Loading Specimen Data

The Symbiota data schema is strongly aligned to the Darwin Core data exchange standard. Data compliant to any version of Darwin Core can be easily loaded into a data portal, though compliance is not a strict requirement. See the Compatible Symbiota Fields document to evaluate the compatibility of your data structure. The Symbiota Spreadsheet Template (Excel version) may also be useful for configuring your dataset for import. Also visit the Darwin Core Quick Reference Guide for further definitions of the Darwin Core data exchange fields. Note that field names do not have to match those used within Symbiota, since the built-in schema mapping utility will ensure that data maps to the correct field. The import tools are able to resolve many of the more common data mapping issues thus it’s best to contact the data portal administrator to fully evaluate the compatibility of your data structure.

Natural History Collections can supply specimen data in accordance with one of three methods:

  1. Spreadsheet (CSV or tab-delimited): Since most database applications are capable of exporting flat data files, this is one of the more common import methods. Depending on server settings, importing large collections (over 50,000 records) can be problematic. However, compressing the data into a zip file makes the data more portable. Furthermore, this method can be used to refresh only the new and most recently modified records within a large collection.
  2. IPT or Darwin Core Archive: This is the preferred method of transfer for large data set. Identification and image extensions can be included.
  3. DiGIR provider: This method can be slow for large datasets and  DiGIR providers typically do not include image and annotation info.
  4. Direct read-only connection: Requires a database host, login, password, and an  SQL statement that flattens specimen records into the appropriate fields. Firewall access issues are often prohibit with this option.
  5. Other available data loading methods are described on the Data Interoperability page.

Regular updates: Once the data format is evaluated and initially loaded, portal managers can usually set up methods for collection managers to perform regular updates of a collection via a password protected web interface.

Annotation information: If available, the full determination history can be included. This is usually supplied as a separate data file/source. Required fields include: determiner, determination date, taxon identification, and unique identifier for specimen record (specimen primary key). Other useful information when available: treatment used, notes.

Images: Are the images online and are the URLs stable?

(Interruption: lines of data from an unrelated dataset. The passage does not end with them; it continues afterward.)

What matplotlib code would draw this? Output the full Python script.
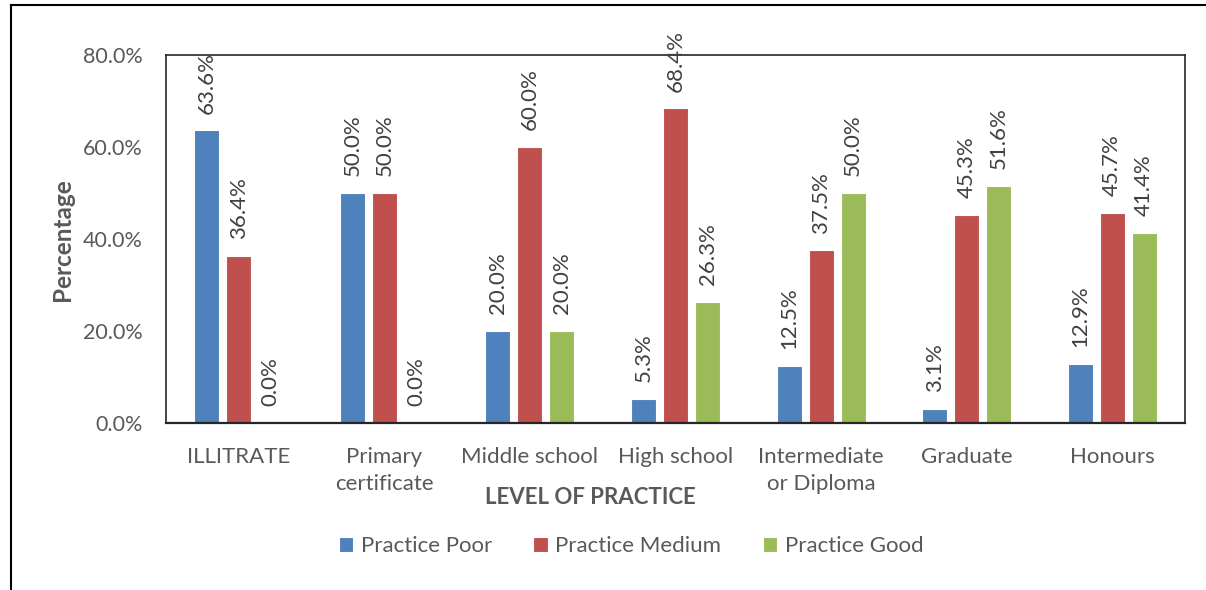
import matplotlib.pyplot as plt
import numpy as np

categories = ["ILLITRATE", "Primary\ncertificate", "Middle school", "High school",
              "Intermediate\nor Diploma", "Graduate", "Honours"]
poor = [63.6, 50.0, 20.0, 5.3, 12.5, 3.1, 12.9]
medium = [36.4, 50.0, 60.0, 68.4, 37.5, 45.3, 45.7]
good = [0.0, 0.0, 20.0, 26.3, 50.0, 51.6, 41.4]

series = [("Practice Poor", poor, "#4f81bd"),
          ("Practice Medium", medium, "#c0504d"),
          ("Practice Good", good, "#9bbb59")]

plt.rcParams['font.family'] = ['Lato', 'DejaVu Sans']
grey = "#595959"


def main():
    fig = plt.figure(figsize=(12.06, 5.9), dpi=100, facecolor='w')
    ax = fig.add_axes([166 / 1206, 1 - 423 / 590, (1185 - 166) / 1206, (423 - 55) / 590])

    x = np.arange(len(categories))
    w = 0.172
    step = 0.22
    for i, (name, vals, color) in enumerate(series):
        pos = x + (i - 1) * step
        ax.bar(pos, vals, width=w, color=color, edgecolor='white', linewidth=0.8, label=name)
        for p, v in zip(pos, vals):
            ax.annotate("{:.1f}%".format(v), (p, v), xytext=(0, 12), textcoords="offset points",
                        rotation=90, ha='center', va='bottom', fontsize=16, color="#404040")

    ax.set_xlim(-0.5, len(categories) - 0.5)
    ax.set_ylim(0, 80)
    ax.set_yticks([0, 20, 40, 60, 80])
    ax.set_yticklabels(["{:.1f}%".format(t) for t in [0, 20, 40, 60, 80]])
    ax.set_xticks(x)
    ax.set_xticklabels(categories, linespacing=1.45)
    ax.tick_params(length=0, labelcolor=grey)
    ax.tick_params(axis='y', pad=17, labelsize=15.5)
    ax.tick_params(axis='x', pad=17, labelsize=16)
    for s in ax.spines.values():
        s.set_color("#262626")
        s.set_linewidth(1.2)
    ax.spines['bottom'].set_linewidth(1.6)

    fig.text(62 / 1206, 1 - 240 / 590, "Percentage", rotation=90, ha='center', va='center',
             fontsize=17.5, fontweight='bold', color=grey)
    fig.text(590 / 1206, 1 - 498 / 590, "LEVEL OF PRACTICE", ha='center', va='center',
             fontsize=16, fontweight='bold', color=grey)

    fig.legend(loc='center', bbox_to_anchor=(631 / 1206, 1 - 546 / 590), ncol=3, frameon=False,
               fontsize=16, labelcolor=grey, handlelength=0.65, handleheight=0.65,
               handletextpad=0.35, columnspacing=1.85)

    # outer frame, left and top edges only
    fig.add_artist(plt.Line2D([11 / 1206, 11 / 1206], [0, 1 - 5 / 590], color='black', lw=1.5))
    fig.add_artist(plt.Line2D([11 / 1206, 1], [1 - 5 / 590, 1 - 5 / 590], color='black', lw=1.5))

    fig.savefig("out.png", dpi=100, facecolor='w')


if __name__ == "__main__":
    main()
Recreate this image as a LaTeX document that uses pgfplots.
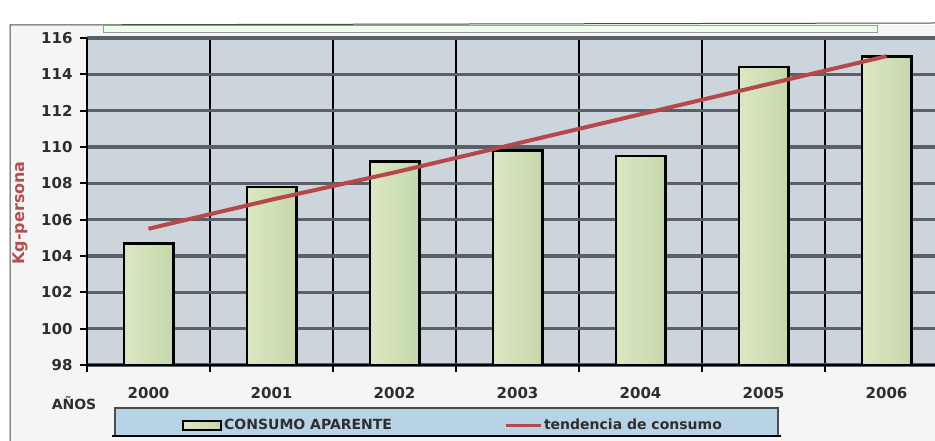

If so, then the specimen records can be linked to these existing images. If data is being supplied as a spreadsheet, the URLs to the JPG image can be placed in field labels as associatedMedia. Multiple images per specimen can be separated by semicolons. If data is being supplied as a Darwin Core archive, image URLs can be added as an image extension file. Alternatively, image URLs can be supplied in a spreadsheet that contains the catalog number or the specimen’s primary key (unique id for specimen record). If the images are not yet online, then image loading details will have to be worked out with the portal managers.

When possible, include information for the following questions:

  • How is your data stored (e.g. MySQL, Oracle, MS Access, FileMaker, Excel, etc)?
  • Do you have a field used to tag specimen records as needing locality protection? See the Rare Species Protection page for more information on the safe guarding of rare and threatened species.
  • Character encoding (character set) of your data (e.g. ISO-8859-1, UTF-8, Windows-1252, etc)?